As a child it felt so good
To watch the gladiolas grow
And know that it was my own plot
And no one could touch it.
With each passing year
The gardens grow with us,
And continue to bloom
And share their beauty.
Now we are in our garden
We feel alive and free
There is life there;
The growing never stops.
It gives us hope and life.


...AS HE NEARED 70, Frank began to reflect on things left undone. He wanted to visit his birthplace, which he had not seen since 1953.
...If I can get on Nova Scotia soil one more time, he thought, then I will be at peace.
...Forty-four years had passed since he left Canada — 44 years without a letter or a phone call, no contact whatsoever with his mother and half-sister. For all he knew, Edna and Snookie were dead — and if they were alive, they almost certainly had no knowledge of him. Baby Francis had disappeared, taking with him a terrible family secret. It would follow him to his grave, or so perhaps these Beazleys of Halifax believed.
...Frank wanted to find his family.
...He did not have the money to underwrite a professional search, so he obtained a copy of a Halifax phone directory. Forty-six Beazleys were listed. Frank sent letters to a fourth of them seeking information about his relatives. He wrote that his maternal grandmother, presumably dead by now, was named Nellie Beazley — and that one of her children, Edna, had married a man named Lawrence Moffatt who was killed in the Second World War. The Moffatts had one child, Helen, nicknamed Snookie. She would be in her late 50s, if she were alive.
...No one replied to Frank’s letters. He sent a second batch.
...This time, he received a response.
...The Beazley who wrote back was a young Halifax resident who had researched Beazley history back to the family’s roots in medieval England. Until Frank’s letter, he knew nothing of Frank, Edna’s illegitimate child. He knew little about Frank’s grandmother and mother, but he agreed to meet Frank when he arrived in Nova Scotia. Perhaps he would have more to offer by then.
...Meanwhile, Frank had been trying to locate his childhood records. Here, too, he faced intimidating odds.
...St. Joseph’s Orphanage, where he lived from age 5 to 12, had been torn down, and the nuns who had run it no longer had the records. Nor did they have records from the Home of the Guardian Angel, where Frank lived from 11 days after birth until he was 5. The records might have been shipped to a social service agency or the archdiocese.
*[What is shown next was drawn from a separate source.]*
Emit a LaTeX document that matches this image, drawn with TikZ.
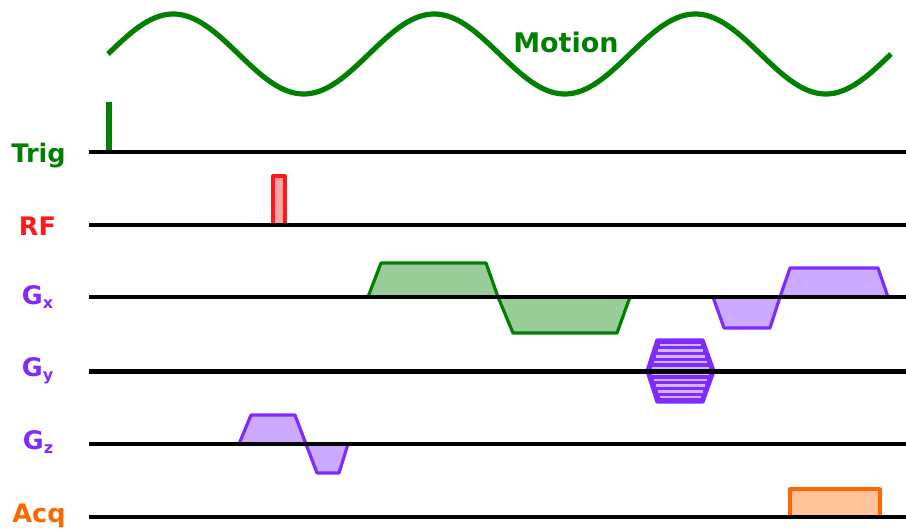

Strict privacy laws frustrated inquiries, and staff shortages slowed hunts through dusty archives. Assisted by Zambarano psychologist Barbara Waterman, Frank over the course of several months contacted numerous agencies and bureaucrats. None had what he sought.
...By the spring of 1998, a fundraising campaign organized by friends brought Frank almost $6,000, enabling him to hire a nurse and pay for a community friend to accompany him to Nova Scotia. A travel agent made arrangements for them to fly from Boston to Halifax. They would stay seven days.
...A week before the trip, a social worker called Waterman. She had found the records.